A panel of judges from the United Kingdom’s Special Immigration Appeals Commission ruled last week that six Algerian terror suspects cannot be deported because of the “real risk” they’ll be tortured in their native country.
The judges said the situation in Algeria is unpredictable given the threat of Islamism in the region, and the frail health of President Abdelaziz Bouteflika.
Bouteflika, 79, suffered a serious stroke in April 2013 and questions remain about who’s actually running the country.
The U.K. judges said Algeria’s volatility undermined the government’s argument that “diplomatic assurances” could be relied upon to protect the six terror suspects from torture if deported.
The Algerians, who live in England under strict bail conditions, have been fighting deportation for 10 years.
In Canada, the federal government continues to pursue the deportation of Ottawa’s Harkat 14 years after he was first arrested on the strength of a national security certificate.
A feature of federal immigration law, security certificates give the government the power to remove foreign-born terror suspects based, in part, on secret evidence.
Harkat’s lawyer, Barbara Jackman, said the U.K. court ruling will form part of her submission to the federal official who must now decide whether Harkat should be deported.
That official, known as a minister’s delegate, must weigh the risk that Harkat poses to Canadians against the risk that he will be tortured in Algeria.
“The U.K. judgment,” Jackman said, “appears to be solidly grounded in the framework of human rights protection obligations.”
As signatories to the UN convention against torture, Canada and the U.K. are prohibited from returning people to countries where they face a substantial risk of torture or other inhuman treatment.
The Canadian government has sought to reduce the level of risk in the Harkat case by obtaining diplomatic assurances from the Algerian government that the al-Qaida-linked terror suspect wouldn’t be mistreated.

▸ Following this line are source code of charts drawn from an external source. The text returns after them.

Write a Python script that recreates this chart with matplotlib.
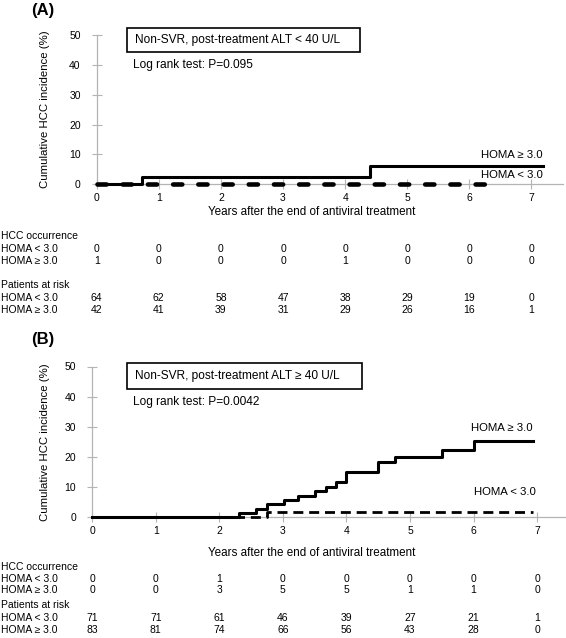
import matplotlib
matplotlib.use("Agg")
import matplotlib.pyplot as plt
import matplotlib.transforms as mtransforms
from matplotlib.patches import Rectangle

plt.rcParams['font.family'] = ['Liberation Sans', 'DejaVu Sans']

W, H = 566, 638

# ---- data ----
years = [0, 1, 2, 3, 4, 5, 6, 7]

# panel A: non-SVR, ALT < 40
a_hi_t = [0, 0.73, 4.40, 7.18]
a_hi_y = [0, 2.5, 6.1, 6.1]
a_lo_t = [0, 6.5]
a_lo_y = [0, 0]
a_occ_lo = [0, 0, 0, 0, 0, 0, 0, 0]
a_occ_hi = [1, 0, 0, 0, 1, 0, 0, 0]
a_risk_lo = [64, 62, 58, 47, 38, 29, 19, 0]
a_risk_hi = [42, 41, 39, 31, 29, 26, 16, 1]

# panel B: non-SVR, ALT >= 40
b_hi_t = [0, 2.31, 2.58, 2.75, 3.01, 3.24, 3.51, 3.68, 3.84, 4.00, 4.50, 4.77, 5.51, 6.01, 6.94]
b_hi_y = [0, 1.2, 2.8, 4.2, 5.6, 7.0, 8.6, 10.1, 11.7, 15.0, 18.2, 20.0, 22.4, 25.1, 25.1]
b_lo_t = [0, 2.75, 6.94]
b_lo_y = [0, 1.8, 1.8]
b_occ_lo = [0, 0, 1, 0, 0, 0, 0, 0]
b_occ_hi = [0, 0, 3, 5, 5, 1, 1, 0]
b_risk_lo = [71, 71, 61, 46, 39, 27, 21, 1]
b_risk_hi = [83, 81, 74, 66, 56, 43, 28, 0]

fig = plt.figure(figsize=(W / 100, H / 100), dpi=100)


def fx(px):
    return px / W


def fy(py):
    return 1 - py / H


def panel(tag, tag_y, x0, x1, y0, y50, xmax, hi, lo, lo_style, title, pval,
          box, lab_hi, lab_lo, xlab_y, tab_y, occ, risk):
    ax = fig.add_axes([fx(x0), fy(y0), fx(x1) - fx(x0), (y0 - y50) / H])
    ax.set_xlim(0, xmax)
    ax.set_ylim(0, 50)
    for s in ['top', 'right']:
        ax.spines[s].set_visible(False)
    for s in ['left', 'bottom']:
        ax.spines[s].set_color('#b4b4b4')
        ax.spines[s].set_linewidth(0.9)
        ax.spines[s].set_zorder(0)
    ax.set_xticks(years)
    ax.set_yticks([0, 10, 20, 30, 40, 50])
    ax.tick_params(axis='both', direction='inout', length=7, width=0.8,
                   color='#b4b4b4', labelsize=7.5)
    ax.tick_params(axis='y', pad=8)
    ax.tick_params(axis='x', pad=3)

    ax.step(hi[0], hi[1], where='post', color='black', lw=2.2,
            clip_on=False, zorder=3)
    ax.step(lo[0], lo[1], where='post', color='black', clip_on=False,
            zorder=2, **lo_style)

    fig.text(fx(31), fy(tag_y), tag, fontsize=12, fontweight='bold',
             va='center', ha='left')
    fig.text(fx(45), fy((y0 + y50) / 2), 'Cumulative HCC incidence (%)',
             rotation=90, fontsize=8.2, ha='center', va='center')
    fig.text(fx(312), fy(xlab_y), 'Years after the end of antiviral treatment',
             fontsize=8.4, ha='center', va='center')

    bx0, by0, bx1, by1 = box
    fig.add_artist(Rectangle((fx(bx0), fy(by1)), fx(bx1) - fx(bx0),
                             (by1 - by0) / H, transform=fig.transFigure,
                             fill=False, lw=1.2, ec='black'))
    fig.text(fx(bx0 + 8), fy((by0 + by1) / 2), title, fontsize=8.6,
             va='center', ha='left')
    fig.text(fx(bx0 + 6), fy(by1 + 13), pval, fontsize=8.6,
             va='center', ha='left')

    fig.text(fx(lab_hi[0]), fy(lab_hi[1]), 'HOMA \u2265 3.0', fontsize=8.2,
             ha='center', va='center')
    fig.text(fx(lab_lo[0]), fy(lab_lo[1]), 'HOMA < 3.0', fontsize=8.2,
             ha='center', va='center')

    # tables below, columns follow the x axis scale
    tr = mtransforms.blended_transform_factory(ax.transData, fig.transFigure)
    rows = [('HCC occurrence', None),
            ('HOMA < 3.0', occ[0]),
            ('HOMA \u2265 3.0', occ[1]),
            ('Patients at risk', None),
            ('HOMA < 3.0', risk[0]),
            ('HOMA \u2265 3.0', risk[1])]
    for (label, vals), ry in zip(rows, tab_y):
        fig.text(fx(1), fy(ry), label, fontsize=7.5, ha='left', va='center')
        if vals is not None:
            for yr, v in zip(years, vals):
                fig.text(yr, fy(ry), str(v), fontsize=7.5, ha='center',
                         va='center', transform=tr)
    return ax


panel('(A)', 10, 96.7, 562.5, 184.3, 35.0, 7.5,
      (a_hi_t, a_hi_y), (a_lo_t, a_lo_y),
      dict(lw=3.3, linestyle=(0, (2.0, 3.5)), dash_capstyle='round'),
      'Non-SVR, post-treatment ALT < 40 U/L', 'Log rank test: P=0.095',
      (126.7, 28.3, 360, 52.3), (512, 155), (512, 174.5), 212,
      [236, 249, 261, 285, 298, 310],
      (a_occ_lo, a_occ_hi), (a_risk_lo, a_risk_hi))

panel('(B)', 339, 92.3, 565, 517, 366.5, 7.44,
      (b_hi_t, b_hi_y), (b_lo_t, b_lo_y),
      dict(lw=2.0, linestyle=(0, (3.6, 2.1))),
      'Non-SVR, post-treatment ALT \u2265 40 U/L', 'Log rank test: P=0.0042',
      (126.7, 363, 362.3, 388.5), (502, 428), (505, 492), 553,
      [567, 578.5, 590, 605, 618, 630],
      (b_occ_lo, b_occ_hi), (b_risk_lo, b_risk_hi))

fig.savefig('out.png', dpi=100)
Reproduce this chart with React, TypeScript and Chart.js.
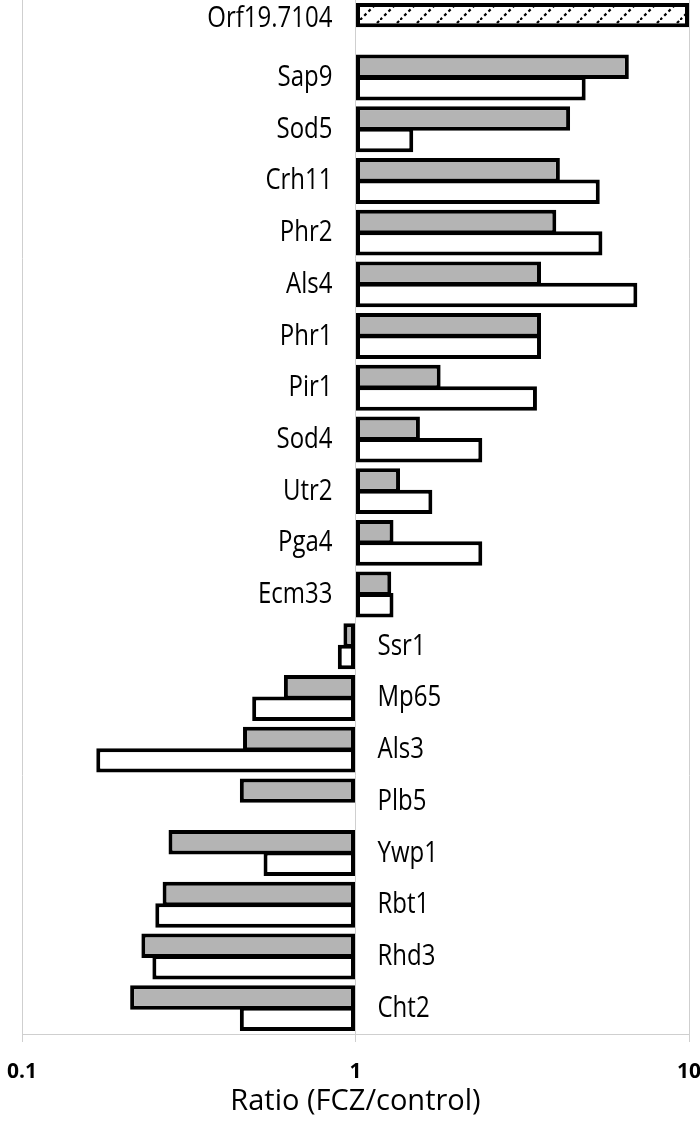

Harkat’s wife, Sophie, said the U.K. case shows that those guarantees are not worth the paper on which they’re written. “It confirms that diplomatic assurances are not reliable — and they’re the backbone of the whole process,” she said.

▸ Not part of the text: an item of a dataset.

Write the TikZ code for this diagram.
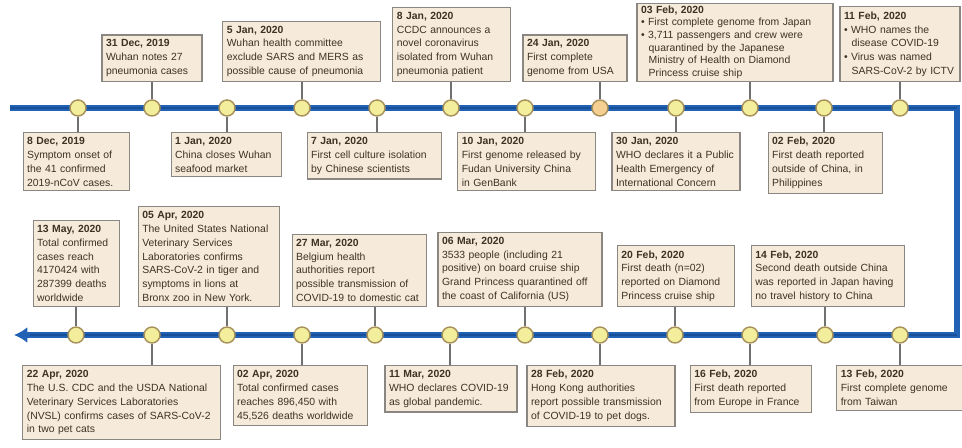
\documentclass[tikz,border=0pt]{standalone}
\usepackage{fontspec}
\setmainfont{Liberation Sans}
\usetikzlibrary{arrows.meta}

\definecolor{tlblue}{HTML}{2262B4}
\definecolor{tlcore}{HTML}{174F9A}
\definecolor{dotfill}{HTML}{F2EE9C}
\definecolor{dotpeach}{HTML}{F6CF93}
\definecolor{dotedge}{HTML}{A8925C}
\definecolor{boxfill}{HTML}{F6EADA}
\definecolor{boxedge}{HTML}{8A8782}
\definecolor{stemgray}{HTML}{707070}
\definecolor{ink}{HTML}{3E3224}

\begin{document}
\begin{tikzpicture}[
	x=0.75pt, y=-0.75pt,
	timeline/.style={line width=4.6pt, draw=tlblue, line join=miter},
	dot/.style={circle, draw=dotedge, fill=dotfill, line width=1.1pt, minimum size=12pt, inner sep=0pt},
	event/.style={draw=boxedge, fill=boxfill, line width=0.8pt, align=left, inner xsep=3pt, inner ysep=3.5pt,
		font=\fontsize{7.8}{10.4}\selectfont, text=ink},
	stem/.style={draw=stemgray, line width=1pt}
]
\useasboundingbox (0,0) rectangle (962,448);

% timeline path
\coordinate (tstart) at (10,108);
\coordinate (tturn1) at (957,108);
\coordinate (tturn2) at (957,335);
\coordinate (tend) at (14,335);
\draw[timeline, -{Latex[length=10pt,width=12pt]}] (tstart) -- (tturn1) -- (tturn2) -- (tend);
\draw[line width=1.6pt, tlcore] (tstart) -- (tturn1);
\draw[line width=1.6pt, tlcore] (tturn2) -- (30,335);

% upper row of dots
\node[dot] (t1) at (78,108) {};
\node[dot] (t2) at (152,108) {};
\node[dot] (t3) at (227,108) {};
\node[dot] (t4) at (302,108) {};
\node[dot] (t5) at (377,108) {};
\node[dot] (t6) at (451,108) {};
\node[dot] (t7) at (525,108) {};
\node[dot, fill=dotpeach] (t8) at (600,108) {};
\node[dot] (t9) at (676,108) {};
\node[dot] (t10) at (750,108) {};
\node[dot] (t11) at (824,108) {};
\node[dot] (t12) at (900,108) {};

% lower row of dots
\node[dot] (u1) at (76,335) {};
\node[dot] (u2) at (152,335) {};
\node[dot] (u3) at (227,335) {};
\node[dot] (u4) at (302,335) {};
\node[dot] (u5) at (375,335) {};
\node[dot] (u6) at (450,335) {};
\node[dot] (u7) at (525,335) {};
\node[dot] (u8) at (600,335) {};
\node[dot] (u9) at (675,335) {};
\node[dot] (u10) at (750,335) {};
\node[dot] (u11) at (825,335) {};
\node[dot] (u12) at (900,335) {};

% upper row, events below the line
\node[event, text width=74pt, anchor=north] (b1) at (76.5,132)
	{\textbf{8 Dec, 2019}\\Symptom onset of\\the 41 confirmed\\2019-nCoV cases.};
\node[event, text width=77pt, anchor=north] (b3) at (226.5,132)
	{\textbf{1 Jan, 2020}\\China closes Wuhan\\seafood market};
\node[event, text width=95pt, anchor=north] (b5) at (374.5,132)
	{\textbf{7 Jan, 2020}\\First cell culture isolation\\by Chinese scientists};
\node[event, text width=97pt, anchor=north] (b7) at (526.5,132)
	{\textbf{10 Jan, 2020}\\First genome released by\\Fudan University China\\in GenBank};
\node[event, text width=90pt, anchor=north] (b9) at (676,132)
	{\textbf{30 Jan, 2020}\\WHO declares it a Public\\Health Emergency of\\International Concern};
\node[event, text width=80pt, anchor=north] (b11) at (825.5,132)
	{\textbf{02 Feb, 2020}\\First death reported\\outside of China, in\\Philippines};

% upper row, events above the line
\node[event, text width=69pt, anchor=south] (b2) at (152,82)
	{\textbf{31 Dec, 2019}\\Wuhan notes 27\\pneumonia cases};
\node[event, text width=112pt, anchor=south] (b4) at (301.5,82)
	{\textbf{5 Jan, 2020}\\Wuhan health committee\\exclude SARS and MERS as\\possible cause of pneumonia};
\node[event, text width=82pt, anchor=south] (b6) at (451.5,82)
	{\textbf{8 Jan, 2020}\\CCDC announces a\\novel coronavirus\\isolated from Wuhan\\pneumonia patient};
\node[event, text width=72pt, anchor=south] (b8) at (575,82)
	{\textbf{24 Jan, 2020}\\First complete\\genome from USA};
\node[event, text width=141pt, anchor=south, inner ysep=2pt, font=\fontsize{7.8}{9.5}\selectfont] (b10) at (735,82)
	{\textbf{03 Feb, 2020}\\\textbullet{} First complete genome from Japan\\\textbullet{} 3,711 passengers and crew were\\\hspace*{1.4ex}quarantined by the Japanese\\\hspace*{1.4ex}Ministry of Health on Diamond\\\hspace*{1.4ex}Princess cruise ship};
\node[event, text width=84pt, anchor=south] (b12) at (900,82)
	{\textbf{11 Feb, 2020}\\\textbullet{} WHO names the\\\hspace*{1.4ex}disease COVID-19\\\textbullet{} Virus was named\\\hspace*{1.4ex}SARS-CoV-2 by ICTV};

% lower row, events above the line
\node[event, text width=59pt, anchor=south] (d1) at (76.5,307)
	{\textbf{13 May, 2020}\\Total confirmed\\cases reach\\4170424 with\\287399 deaths\\worldwide};
\node[event, text width=100pt, anchor=south] (d3) at (209,307)
	{\textbf{05 Apr, 2020}\\The United States National\\Veterinary Services\\Laboratories confirms\\SARS-CoV-2 in tiger and\\symptoms in lions at\\Bronx zoo in New York.};
\node[event, text width=95pt, anchor=south] (d5) at (359.5,307)
	{\textbf{27 Mar, 2020}\\Belgium health\\authorities report\\possible transmission of\\COVID-19 to domestic cat};
\node[event, text width=117pt, anchor=south] (d7) at (520,307)
	{\textbf{06 Mar, 2020}\\3533 people (including 21\\positive) on board cruise ship\\Grand Princess quarantined off\\the coast of California (US)};
\node[event, text width=82pt, anchor=south] (d9) at (676,307)
	{\textbf{20 Feb, 2020}\\First death (n=02)\\reported on Diamond\\Princess cruise ship};
\node[event, text width=109pt, anchor=south] (d11) at (828,307)
	{\textbf{14 Feb, 2020}\\Second death outside China\\was reported in Japan having\\no travel history to China};

% lower row, events below the line
\node[event, text width=142pt, anchor=north] (d2) at (121.5,365)
	{\textbf{22 Apr, 2020}\\The U.S. CDC and the USDA National\\Veterinary Services Laboratories\\(NVSL) confirms cases of SARS-CoV-2\\in two pet cats};
\node[event, text width=95pt, anchor=north] (d4) at (300.5,365)
	{\textbf{02 Apr, 2020}\\Total confirmed cases\\reaches 896,450 with\\45,526 deaths worldwide};
\node[event, text width=93pt, anchor=north] (d6) at (451,365)
	{\textbf{11 Mar, 2020}\\WHO declares COVID-19\\as global pandemic.};
\node[event, text width=105pt, anchor=north] (d8) at (601,365)
	{\textbf{28 Feb, 2020}\\Hong Kong authorities\\report possible transmission\\of COVID-19 to pet dogs.};
\node[event, text width=85pt, anchor=north] (d10) at (751,365)
	{\textbf{16 Feb, 2020}\\First death reported\\from Europe in France};
\node[event, text width=88pt, anchor=north] (d12) at (899.5,365)
	{\textbf{13 Feb, 2020}\\First complete genome\\from Taiwan};

% stems
\draw[stem] (t1) -- (t1 |- b1.north);
\draw[stem] (t2) -- (t2 |- b2.south);
\draw[stem] (t3) -- (t3 |- b3.north);
\draw[stem] (t4) -- (t4 |- b4.south);
\draw[stem] (t5) -- (t5 |- b5.north);
\draw[stem] (t6) -- (t6 |- b6.south);
\draw[stem] (t7) -- (t7 |- b7.north);
\draw[stem] (t8) -- (t8 |- b8.south);
\draw[stem] (t9) -- (t9 |- b9.north);
\draw[stem] (t10) -- (t10 |- b10.south);
\draw[stem] (t11) -- (t11 |- b11.north);
\draw[stem] (t12) -- (t12 |- b12.south);

\draw[stem] (u1) -- (u1 |- d1.south);
\draw[stem] (u2) -- (u2 |- d2.north);
\draw[stem] (u3) -- (u3 |- d3.south);
\draw[stem] (u4) -- (u4 |- d4.north);
\draw[stem] (u5) -- (u5 |- d5.south);
\draw[stem] (u6) -- (u6 |- d6.north);
\draw[stem] (u7) -- (u7 |- d7.south);
\draw[stem] (u8) -- (u8 |- d8.north);
\draw[stem] (u9) -- (u9 |- d9.south);
\draw[stem] (u10) -- (u10 |- d10.north);
\draw[stem] (u11) -- (u11 |- d11.south);
\draw[stem] (u12) -- (u12 |- d12.north);
\end{tikzpicture}
\end{document}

Harkat intends to formally petition Public Safety Minister Ralph Goodale later this year to allow him to stay in Canada. The minister has the statutory power to halt Harkat’s deportation if he finds that the action is “not contrary to the national interest.”
“This has lasted so long, we just want to put an end to this,” said Sophie Harkat. “Why do they want to go on with this process?”

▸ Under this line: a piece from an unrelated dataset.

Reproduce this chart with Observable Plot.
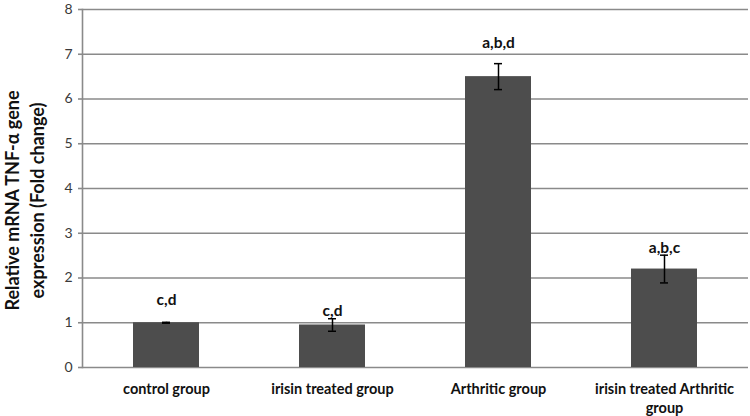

Harkat, 47, has enlisted the support of dozens of high-profile Canadians, including Alexandre Trudeau, the prime minster’s brother. In a letter to Goodale, issued in Februrary, Alexandre Trudeau said he’s “absolutely convinced” that Harkat poses no danger to public safety in Canada.
In May 2014, the Supreme Court of Canada upheld the government’s revised security certificate regime and affirmed a decision that found Harkat to be an active member of the al-Qaida terrorist network.
The case against Harkat was built on 13 wiretapped phone conversations and at least two unnamed informants, one of whom failed a lie-detector test.
Harkat insists he will be tortured or killed if returned to Algeria, the country from which he fled in March 1990 during a military crackdown on government opponents.
Last week, Harkat underwent shoulder surgery to correct a longstanding injury that he suffered in a fall while delivering pizzas before his arrest in December 2002.